TASK PROMPT
Retype the data that follows line by line, exactly, and leave its pictures out.

INFORMATION PROVIDED
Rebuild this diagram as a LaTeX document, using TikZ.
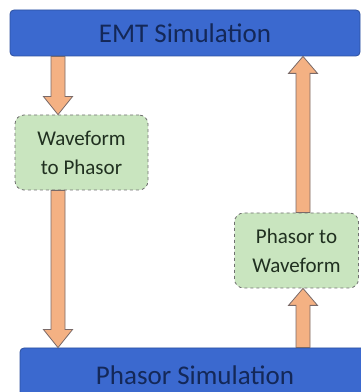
\documentclass[tikz,border=0pt]{standalone}
\usepackage{fontspec}
\setmainfont{Carlito}
\usetikzlibrary{calc}
\definecolor{simblue}{HTML}{3B69CF}
\definecolor{simborder}{HTML}{2C50A0}
\definecolor{simtext}{HTML}{142858}
\definecolor{convfill}{HTML}{C9E5BF}
\definecolor{convborder}{HTML}{707070}
\definecolor{convtext}{HTML}{203020}
\definecolor{arrfill}{HTML}{F4B183}
\definecolor{arrborder}{HTML}{7A6A68}
\tikzset{
  simbox/.style={draw=simborder, fill=simblue, rounded corners=4pt, line width=0.8pt,
    text=simtext, font=\fontsize{27}{30}\selectfont, inner sep=0pt},
  convbox/.style={draw=convborder, fill=convfill, dashed, rounded corners=9pt, line width=0.8pt,
    text=convtext, align=center, font=\fontsize{21}{29}\selectfont, inner sep=0pt},
  blockarrow/.style={draw=arrborder, fill=arrfill, line width=0.8pt, line join=miter}
}
% block arrow from #1 to #2 (vertical), #3 = head length with sign
\newcommand\fatarrow[3]{%
  \path[blockarrow] let \p1=(#1), \p2=(#2) in
    (\x1-7pt,\y1) -- (\x1-7pt,\y2+#3) -- (\x1-14.5pt,\y2+#3) -- (\x1,\y2)
    -- (\x1+14.5pt,\y2+#3) -- (\x1+7pt,\y2+#3) -- (\x1+7pt,\y1) -- cycle;}
\begin{document}
\begin{tikzpicture}[x=1pt,y=1pt]
\useasboundingbox (0,0) rectangle (360,392);
\node[simbox, minimum width=350, minimum height=46] (emt) at (185,359) {EMT Simulation};
\node[simbox, minimum width=350, minimum height=54] (phs) at (195,17) {Phasor Simulation};
\node[convbox, minimum width=133, minimum height=75] (wtp) at (81.5,239.5) {Waveform\\to Phasor};
\node[convbox, minimum width=124, minimum height=75] (ptw) at (296.5,141.5) {Phasor to\\Waveform};
\coordinate (lx) at (58,0);
\coordinate (rx) at (303,0);
\fatarrow{lx |- emt.south}{lx |- wtp.north}{18pt}
\fatarrow{lx |- wtp.south}{lx |- phs.north}{18pt}
\fatarrow{rx |- phs.north}{rx |- ptw.south}{-17pt}
\fatarrow{rx |- ptw.north}{rx |- emt.south}{-17pt}
\end{tikzpicture}
\end{document}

EXERCISE RESPONSE
Rebuild this diagram as a LaTeX document, using TikZ.
\documentclass[tikz,border=0pt]{standalone}
\usepackage{fontspec}
\setmainfont{Carlito}
\usetikzlibrary{calc}
\definecolor{simblue}{HTML}{3B69CF}
\definecolor{simborder}{HTML}{2C50A0}
\definecolor{simtext}{HTML}{142858}
\definecolor{convfill}{HTML}{C9E5BF}
\definecolor{convborder}{HTML}{707070}
\definecolor{convtext}{HTML}{203020}
\definecolor{arrfill}{HTML}{F4B183}
\definecolor{arrborder}{HTML}{7A6A68}
\tikzset{
  simbox/.style={draw=simborder, fill=simblue, rounded corners=4pt, line width=0.8pt,
    text=simtext, font=\fontsize{27}{30}\selectfont, inner sep=0pt},
  convbox/.style={draw=convborder, fill=convfill, dashed, rounded corners=9pt, line width=0.8pt,
    text=convtext, align=center, font=\fontsize{21}{29}\selectfont, inner sep=0pt},
  blockarrow/.style={draw=arrborder, fill=arrfill, line width=0.8pt, line join=miter}
}
% block arrow from #1 to #2 (vertical), #3 = head length with sign
\newcommand\fatarrow[3]{%
  \path[blockarrow] let \p1=(#1), \p2=(#2) in
    (\x1-7pt,\y1) -- (\x1-7pt,\y2+#3) -- (\x1-14.5pt,\y2+#3) -- (\x1,\y2)
    -- (\x1+14.5pt,\y2+#3) -- (\x1+7pt,\y2+#3) -- (\x1+7pt,\y1) -- cycle;}
\begin{document}
\begin{tikzpicture}[x=1pt,y=1pt]
\useasboundingbox (0,0) rectangle (360,392);
\node[simbox, minimum width=350, minimum height=46] (emt) at (185,359) {EMT Simulation};
\node[simbox, minimum width=350, minimum height=54] (phs) at (195,17) {Phasor Simulation};
\node[convbox, minimum width=133, minimum height=75] (wtp) at (81.5,239.5) {Waveform\\to Phasor};
\node[convbox, minimum width=124, minimum height=75] (ptw) at (296.5,141.5) {Phasor to\\Waveform};
\coordinate (lx) at (58,0);
\coordinate (rx) at (303,0);
\fatarrow{lx |- emt.south}{lx |- wtp.north}{18pt}
\fatarrow{lx |- wtp.south}{lx |- phs.north}{18pt}
\fatarrow{rx |- phs.north}{rx |- ptw.south}{-17pt}
\fatarrow{rx |- ptw.north}{rx |- emt.south}{-17pt}
\end{tikzpicture}
\end{document}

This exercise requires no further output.